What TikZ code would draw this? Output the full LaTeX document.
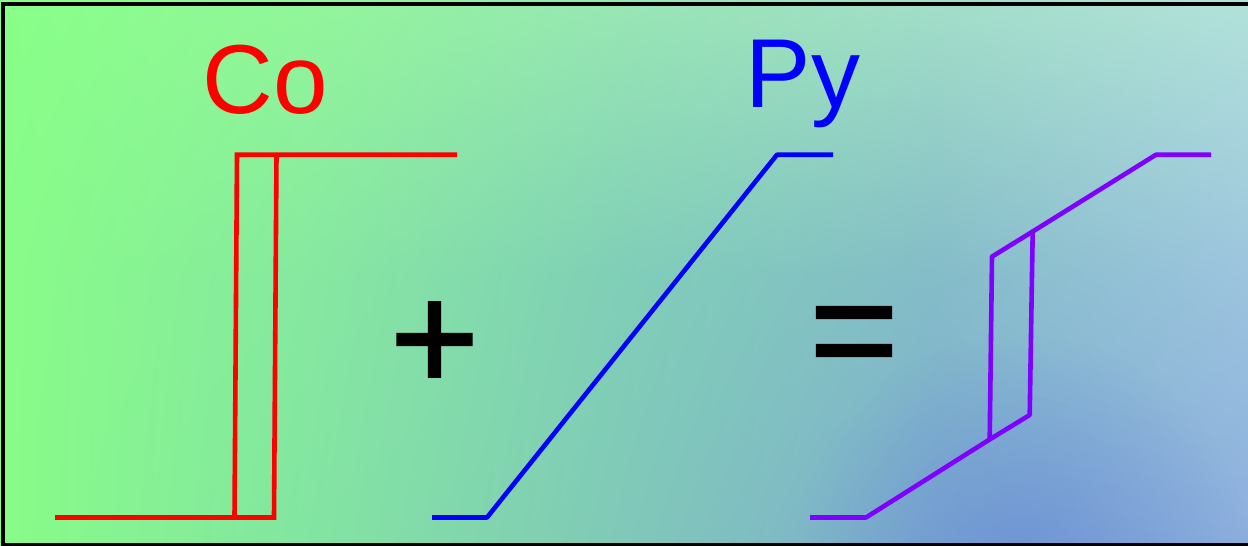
══════
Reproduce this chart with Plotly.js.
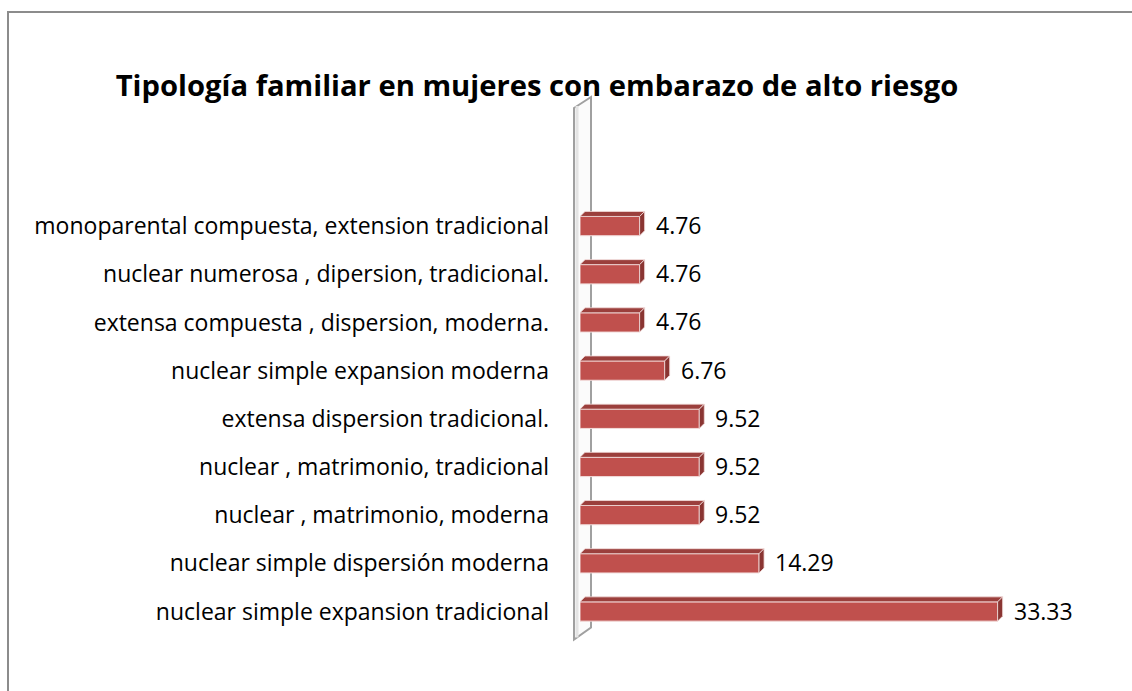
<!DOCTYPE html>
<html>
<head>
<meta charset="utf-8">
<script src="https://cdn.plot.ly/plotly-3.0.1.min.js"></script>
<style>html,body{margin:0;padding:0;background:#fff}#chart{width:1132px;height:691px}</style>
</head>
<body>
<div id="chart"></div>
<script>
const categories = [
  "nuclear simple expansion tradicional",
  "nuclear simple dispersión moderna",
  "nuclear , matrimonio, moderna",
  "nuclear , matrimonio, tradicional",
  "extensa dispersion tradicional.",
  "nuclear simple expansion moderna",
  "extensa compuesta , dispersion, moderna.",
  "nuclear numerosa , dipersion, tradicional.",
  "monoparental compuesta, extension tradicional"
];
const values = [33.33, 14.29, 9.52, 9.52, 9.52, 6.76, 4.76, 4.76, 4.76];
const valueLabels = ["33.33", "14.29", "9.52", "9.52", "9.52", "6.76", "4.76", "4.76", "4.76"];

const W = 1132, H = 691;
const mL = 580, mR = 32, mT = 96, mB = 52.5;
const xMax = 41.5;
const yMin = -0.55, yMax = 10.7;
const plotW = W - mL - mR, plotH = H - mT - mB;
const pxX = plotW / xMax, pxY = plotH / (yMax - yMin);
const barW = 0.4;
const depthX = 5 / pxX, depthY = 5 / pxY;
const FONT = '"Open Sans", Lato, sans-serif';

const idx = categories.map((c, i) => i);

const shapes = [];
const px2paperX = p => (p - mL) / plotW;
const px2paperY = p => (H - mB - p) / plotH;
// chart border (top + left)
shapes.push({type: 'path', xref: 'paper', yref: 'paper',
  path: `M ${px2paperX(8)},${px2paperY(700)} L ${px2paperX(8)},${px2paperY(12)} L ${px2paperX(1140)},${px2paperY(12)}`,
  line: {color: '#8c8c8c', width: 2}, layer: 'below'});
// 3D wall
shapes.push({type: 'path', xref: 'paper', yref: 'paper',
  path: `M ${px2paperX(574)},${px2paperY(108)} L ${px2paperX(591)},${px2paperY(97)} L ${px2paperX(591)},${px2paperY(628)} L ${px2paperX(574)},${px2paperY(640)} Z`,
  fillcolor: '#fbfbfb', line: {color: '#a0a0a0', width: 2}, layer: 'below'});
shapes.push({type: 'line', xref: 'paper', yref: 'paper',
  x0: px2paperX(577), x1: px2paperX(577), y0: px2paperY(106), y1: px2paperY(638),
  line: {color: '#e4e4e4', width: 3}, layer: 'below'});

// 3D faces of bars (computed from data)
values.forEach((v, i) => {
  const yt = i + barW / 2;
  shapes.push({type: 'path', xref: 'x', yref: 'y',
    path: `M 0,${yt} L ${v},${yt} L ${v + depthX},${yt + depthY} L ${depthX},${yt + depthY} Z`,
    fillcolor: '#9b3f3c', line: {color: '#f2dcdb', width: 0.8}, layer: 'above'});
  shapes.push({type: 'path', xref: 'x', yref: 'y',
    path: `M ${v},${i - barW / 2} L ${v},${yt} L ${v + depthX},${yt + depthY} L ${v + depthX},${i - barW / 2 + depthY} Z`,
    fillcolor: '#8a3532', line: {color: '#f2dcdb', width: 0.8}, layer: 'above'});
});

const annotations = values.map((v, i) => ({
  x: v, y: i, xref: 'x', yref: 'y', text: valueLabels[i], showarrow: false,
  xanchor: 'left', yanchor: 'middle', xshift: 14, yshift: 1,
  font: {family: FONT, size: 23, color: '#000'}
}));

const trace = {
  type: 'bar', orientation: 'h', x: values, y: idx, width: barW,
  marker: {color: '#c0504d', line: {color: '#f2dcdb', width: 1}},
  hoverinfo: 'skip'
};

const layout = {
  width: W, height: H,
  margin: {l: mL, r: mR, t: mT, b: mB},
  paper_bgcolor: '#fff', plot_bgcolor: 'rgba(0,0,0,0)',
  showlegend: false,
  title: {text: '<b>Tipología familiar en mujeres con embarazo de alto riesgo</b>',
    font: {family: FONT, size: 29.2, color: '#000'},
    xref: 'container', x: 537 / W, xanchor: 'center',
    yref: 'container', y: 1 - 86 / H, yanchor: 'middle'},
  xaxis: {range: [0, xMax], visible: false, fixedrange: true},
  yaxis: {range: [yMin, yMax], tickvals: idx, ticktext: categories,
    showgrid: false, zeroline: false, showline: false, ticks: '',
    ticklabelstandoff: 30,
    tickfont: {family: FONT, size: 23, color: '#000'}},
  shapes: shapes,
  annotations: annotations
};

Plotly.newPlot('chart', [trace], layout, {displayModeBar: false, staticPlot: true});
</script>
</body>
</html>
══════
- **STATED PROBLEM**:
From the records above, copy exactly the lines starting at the one with "Reproduce this chart with Plotly.js." and ending at the one with "const idx = categories.map((c, i) => i);", and no others. Pictures stay out.

- **TASK SOLUTION**:
Reproduce this chart with Plotly.js.
<!DOCTYPE html>
<html>
<head>
<meta charset="utf-8">
<script src="https://cdn.plot.ly/plotly-3.0.1.min.js"></script>
<style>html,body{margin:0;padding:0;background:#fff}#chart{width:1132px;height:691px}</style>
</head>
<body>
<div id="chart"></div>
<script>
const categories = [
  "nuclear simple expansion tradicional",
  "nuclear simple dispersión moderna",
  "nuclear , matrimonio, moderna",
  "nuclear , matrimonio, tradicional",
  "extensa dispersion tradicional.",
  "nuclear simple expansion moderna",
  "extensa compuesta , dispersion, moderna.",
  "nuclear numerosa , dipersion, tradicional.",
  "monoparental compuesta, extension tradicional"
];
const values = [33.33, 14.29, 9.52, 9.52, 9.52, 6.76, 4.76, 4.76, 4.76];
const valueLabels = ["33.33", "14.29", "9.52", "9.52", "9.52", "6.76", "4.76", "4.76", "4.76"];

const W = 1132, H = 691;
const mL = 580, mR = 32, mT = 96, mB = 52.5;
const xMax = 41.5;
const yMin = -0.55, yMax = 10.7;
const plotW = W - mL - mR, plotH = H - mT - mB;
const pxX = plotW / xMax, pxY = plotH / (yMax - yMin);
const barW = 0.4;
const depthX = 5 / pxX, depthY = 5 / pxY;
const FONT = '"Open Sans", Lato, sans-serif';

const idx = categories.map((c, i) => i);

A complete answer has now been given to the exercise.